弔辞手伝い
店主の配属された部門は、正式名称を「管理本部総務部本社総務課川崎総務グループ」といいました。本社総務課は新宿の本社と川崎工場にまたがった組織で、本社に本社総務グループと人事労務グループがあり、川崎工場に川崎総務グループがありました。
本社総務グループは、株式や秘書そして広報を担当し、人事労務グループは通常人事部でやっている仕事とほぼ一緒でした。川崎総務グループは、工場人事と総務を担当していました。
川崎総務グループは、グループリーダー(係長)を含んで4人のメンバーがいました。上司の係長は当時、会社唯一の女性係長であった人で、その先輩も女性で、契約社員の人事管理全般と正社員の与計算の控除や工場の什器備品の管理を担当していました。男性は8年上の先輩がいて、安全衛生や庶務事項を担当し、店主は正社員の人事管理と給与計算、勤怠管理ならびに製造派遣社員の管理を担当していました。
総務の仕事は、各担当者が持っている仕事のほかに、工場全般の受付けや渉外、それから従業員へのサービスや各種会社イベントの対応など多種多様な仕事があります。また最終的にはどこの部門が担当するか決まっていない仕事も総務の担当となります。
そんな中でもっとも時間をとられる仕事といえば、会社の従業員のご家族に不幸があったときです。当然ですが、この仕事は予定することができず、突然起こります。
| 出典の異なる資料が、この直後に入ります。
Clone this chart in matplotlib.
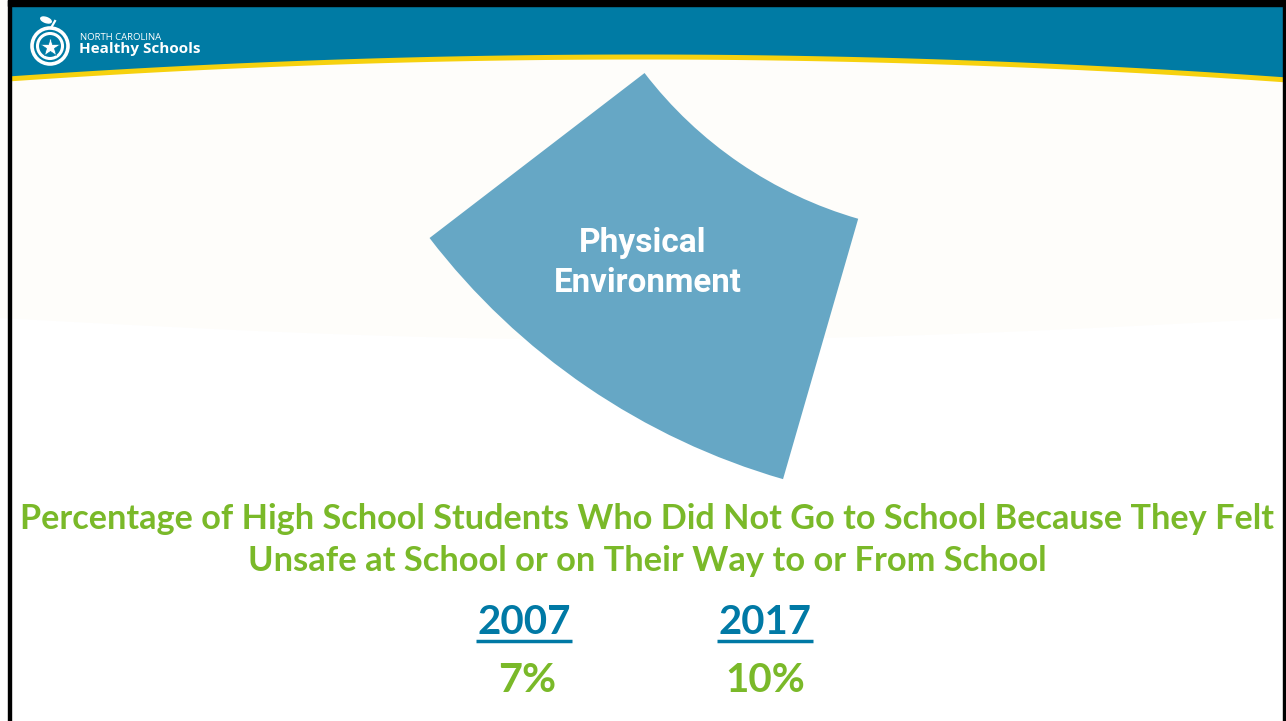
import numpy as np
import matplotlib
matplotlib.use("Agg")
import matplotlib.pyplot as plt
from matplotlib.patches import Wedge, Circle, Rectangle, Ellipse

# slide content
TITLE_LINES = [
    "Percentage of High School Students Who Did Not Go to School Because They Felt",
    "Unsafe at School or on Their Way to or From School",
]
YEARS = ["2007", "2017"]
PERCENTS = [7, 10]
SEGMENT_LABEL = ["Physical", "Environment"]

TEAL = "#007BA4"
YELLOW = "#F6D10E"
WEDGE = "#66A7C5"
GREEN = "#7AB929"
BLUE = "#0079A5"

W, H = 1286, 721
fig = plt.figure(figsize=(W / 100, H / 100), dpi=100)
ax = fig.add_axes([0, 0, 1, 1])
ax.set_xlim(0, W)
ax.set_ylim(H, 0)
ax.axis("off")
fig.patch.set_facecolor("white")
renderer = fig.canvas.get_renderer()


def fit_text(x, y, s, width, **kw):
    """Place text and scale its font so it spans `width` pixels."""
    t = ax.text(x, y, s, **kw)
    bb = t.get_window_extent(renderer)
    t.set_fontsize(t.get_fontsize() * width / bb.width)
    return t


# very faint off-white upper background
xs = np.linspace(0, W, 200)
ax.fill_between(xs, 0, 318 + 22 * np.sin(np.pi * xs / W), color="#FEFDFA", lw=0, zorder=0)

# header band with yellow swoosh
hx = np.linspace(8, W, 400)
bottom = 54 + 5.5e-5 * (hx - 640) ** 2
ax.fill_between(hx, 0, bottom + 5, color=YELLOW, lw=0, zorder=1)
ax.fill_between(hx, 0, bottom, color=TEAL, lw=0, zorder=2)

# frame
ax.add_patch(Rectangle((8, 0), 3, H, color="black", zorder=5))
ax.add_patch(Rectangle((8, 0), W, 6, color="black", zorder=5))
ax.add_patch(Rectangle((W - 3, 0), 3, H, color="black", zorder=5))

# logo
ax.add_patch(Circle((50, 46), 18, fill=False, ec="white", lw=2.6, zorder=3))
ax.add_patch(Circle((50, 46), 12.5, fill=False, ec="white", lw=2.2, zorder=3))
ax.plot([50], [46.5], marker="*", ms=15, color="white", mec=TEAL, mew=0.5, zorder=4)
ax.plot([51, 55], [28, 21], color="white", lw=1.6, zorder=3)
ax.add_patch(Ellipse((46, 20), 11, 5, angle=20, color="white", zorder=3))
ax.text(80, 39.5, "NORTH CAROLINA", color="white", fontsize=6.8,
        family=["Open Sans", "DejaVu Sans"], va="baseline", ha="left", zorder=4)
ax.text(79, 53.5, "Healthy Schools", color="white", fontsize=11, fontweight="bold",
        family=["Open Sans", "DejaVu Sans"], va="baseline", ha="left", zorder=4)

# one segment of the wheel (annular sector)
cx, cy = 973, -179
r_out, r_in = 685, 414
ax.add_patch(Wedge((cx, cy), r_out, 106.1, 142.5, width=r_out - r_in,
                   color=WEDGE, lw=0, zorder=3))
seg_font = ["Liberation Sans Narrow", "Roboto", "DejaVu Sans"]
fit_text(643, 243, SEGMENT_LABEL[0], 128, color="white", fontsize=24, fontweight="bold",
         family=seg_font, ha="center", va="center", zorder=4)
fit_text(648, 283, SEGMENT_LABEL[1], 188, color="white", fontsize=24, fontweight="bold",
         family=seg_font, ha="center", va="center", zorder=4)

# title
title_font = ["Lato", "DejaVu Sans"]
fit_text(647, 519, TITLE_LINES[0], 1251, color=GREEN, fontsize=22, fontweight="bold",
         family=title_font, ha="center", va="center")
fit_text(647, 561, TITLE_LINES[1], 799, color=GREEN, fontsize=22, fontweight="bold",
         family=title_font, ha="center", va="center")

# year comparison
col_x = [524, 765]
for x, year, pct in zip(col_x, YEARS, PERCENTS):
    fit_text(x, 622, year, 93, color=BLUE, fontsize=26, fontweight="bold",
             family=title_font, ha="center", va="center")
    ax.plot([x - 48, x + 48], [641, 641], color=BLUE, lw=2.5, solid_capstyle="butt")
    label = f"{pct}%"
    fit_text(x + (3 if pct < 10 else 0), 681, label, 58 if pct < 10 else 80,
             color=GREEN, fontsize=26, fontweight="bold",
             family=title_font, ha="center", va="center")

fig.savefig("out.png", dpi=100, facecolor="white")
職場では、このような従業員に対する弔事対応は、基本的に電話をとった人が担当するルールになっていました。
毎朝電車の中で、その日や今週のスケジュールを思い浮かべながら、やるべきことを頭の中でだいたい整理をしながら会社に来るわけですが、朝一番(だいたい弔事の電話はこのタイミングです)電話をとると、さあ大変です。まず、その日の午前中の仕事はすべて後回しにし、社内周知用の「訃報」を作成します。訃報を作成し、工場内数ヶ所に掲示し、あわせて社内の全拠点へFAXします。
FAXが終わると、今度は葬儀社に連絡をして会社の規定に基づき生花などの手配をしますが、その頃になると社内の各部門から、うちの課の分も一緒に手配してくれとか、海外拠点からも一緒にお願いされ、大騒ぎになってきます。
生花の手配は供花者の会社名や名前に誤りがあるといけないので、基本的にFAXでの手配になります。FAX用紙を作成し内容に間違えがないか何度も確認をしてFAXします。その後は葬儀社に電話をしてFAXが届いているか、内容に不備がないかどうか確認をしてようやく手配完了です。
次は、弔電の手配になります。規定に基づき手配をしますが、ご尊父、ご母堂からはじまり、喪主の名前はもちろん、発信者の会社名や肩書き、名前など間違えがないように用紙に書き出し、何度も内容を確認して手配をします。
弔電の手配が終わると次に弔問者の調整をし、香典を準備します。香典袋を準備し、会計伝票を起こして経理に現金の出金をお願いします。弔問者が決まったら従業員と亡くなった方の情報や弔問先までのアクセスをレクチャーし、香典袋を渡してお願いし、手配完了です。ここまで手配して、慣れてきて午前中いっぱいかかります。ましてや初めての頃など一日仕事でした。
亡くなってから告別式までの日数は亡くなった日と六曜、宗教や地域性、それからお坊さんの都合などで決まってきます。余裕があるときはいいのですが、休みをはさんで余裕がないときなど、時間との勝負になることもあります。そういうときでも手配については決して間違えられないので、この仕事は特に気をつかう仕事でした。お葬式は一回コッキリでやり直しができません。
川崎工場というより首都圏の地域性でプラスされる仕事がありました。核家族化や近所づきあいがあまりないこともあり、首都圏では葬儀を出すときに人手が足りず、会社に葬儀の手伝いをお願いされることが結構ありました。基本は所属部門で対応し、部下や同僚が手伝いに行くのですが、部門でやりくりがつかないと「総務さんお願い」ということになります。
4人しかいない総務ですので、当然いちばん下っ端の店主にお鉢が回ってきます。川崎工場にいた4年半でかなりの回数のお手伝いに行きました。おかげさまで工場の方々ともずいぶん仲良くなることができ、いつも無愛想な人からも「ありがとう」の感謝の言葉をいつもいただきました。これぞ総務ならではの仕事ですよね。